For all of its brutality, the book is subtle and nuanced. McKinty isn’t interested in broad brushstrokes that paint the British as bad guys and the Catholics as freedom fighters. Through Duffy, he observes the bloody hypocrisy of the IRA campaign and the venality of British policies.

Much of the book relies on actual events, albeit with historical revision. Real and fictional figures brush up against one another, and McKinty has no issue blurring their lines, including a notorious informer in the ranks of the IRA’s inner council known as Stakeknife. In real life, Stakeknife was linked to dozens of murders with no loyalist ties; many are believed to have been killed in an effort to protect the British mole’s identity.

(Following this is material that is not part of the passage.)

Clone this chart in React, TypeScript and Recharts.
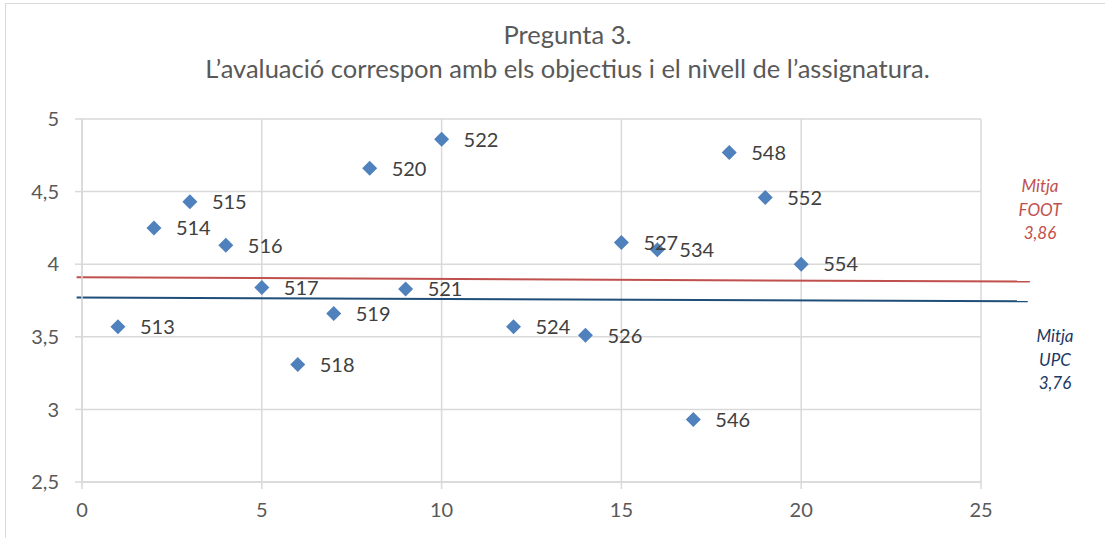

McKinty revels in the contradictions of war: Sworn enemy factions setting aside differences in order to work out a heroin score; a society that shrugs daily at death but makes homosexuality a crime.

McKinty, who has written thrillers set in Colorado (“Hidden River,” 2004) and Cuba (“Fifty Grand,” 2009), is never better than when on his hometown turf. His prose is evocative but does not rely on the heavy stylization of other Irish crime writers such as Ken Bruen. Nor does he cloud his writing with internal brooding; his characters aren’t haunted by doubt and recrimination. This is more Declan Burke than Stuart Neville.

McKinty’s prose is straightforward but not without music. He captures people in the act of doing; drinking in pubs, laughing after sex, examining a crime scene, dying for a cause, killing for pleasure.

At the center of this is Duffy; the keen observer, the perfect protagonist. A righteous man who unwillingly takes his pursuit of justice into the realm of moral ambiguity.